There are hundreds of actors. They act out the 'reality' of lived experiences that have already happened. The director watches them all, but most importantly, himself in an effort to understand who he is from the outside. But all of the actors are real people, a dimension that the film explores in interesting ways. They produce characters by mediating their own selves. Their representation can never be reality, just the merging of themselves with the characters they are supposed to play. In one part, the director's love interest falls in love with one of the characters who is supposed to be him because the actor reminds her of the real person, leaving us to wonder, then why not the Real? Why only the Symbolic? Who is real? Who are we? Are we anything? Are we just playing ourselves in this ginormous play in a re-created representational universe?

The use of space is so interesting, and probably my favorite part.

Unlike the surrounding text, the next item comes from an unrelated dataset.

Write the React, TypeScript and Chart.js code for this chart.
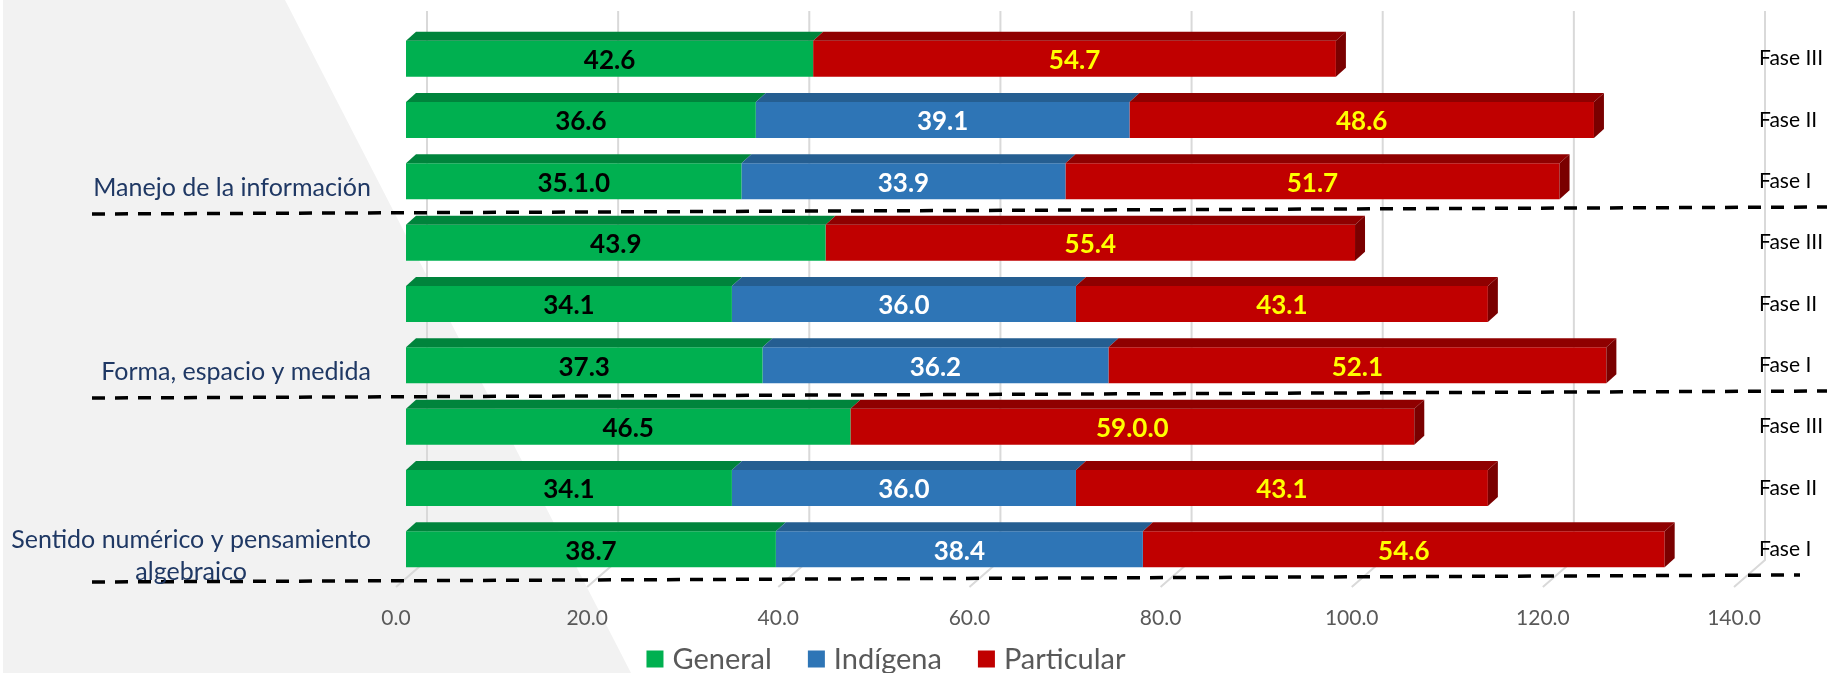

The warehouse theater begins as an enormous empty space and ends with an entire constructed world of fake architecture, imitation elevators, and illusions of place within it. It speaks volumes about the human practice of constructing space by building rather than by granting meaning. At one point, the director orders the builders to finish the fourth wall, enclosing the characters in their spaces in order to give them authenticity. It is all about space and the repetition of time through these scenes that re-enact real life through a dozen filters and distortions aplenty. The play never opens because real human tragedy is the only way to break out of the loop of re-enactment and practice, of replication and repetition.

I would watch this movie 200 times in a row and still not understand it, but that is the genius of Kaufman. He confronts our most taken for granted assumptions about the world and about ourselves, spitting them back in a paranoid schizophrenic frenzy of flashes and lights. I have always really loved his collaborations with Spike Jonze but Synechdoche is raw and dark in ways that movies that Human Nature or Being John Malkovitch and especially Eternal Sunshine of the Spotless Mind could never be.

3 Comments:

Blogger Abi said...

Hey are you really writing a dissertation on Hipster Runoff?

I just wrote an ethnography of a college radio station and spent a good portion theorizing about hipsters.

12:41 AM  
Blogger aimi said...

I think it would be a strong idea, though there is not enough for a whole dissertation just yet. Maybe in a few years. HRO is just begging for some textual analysis.

12:43 AM  
Blogger Abi said...

Very interesting...what sort of textual analysis? What field are you in?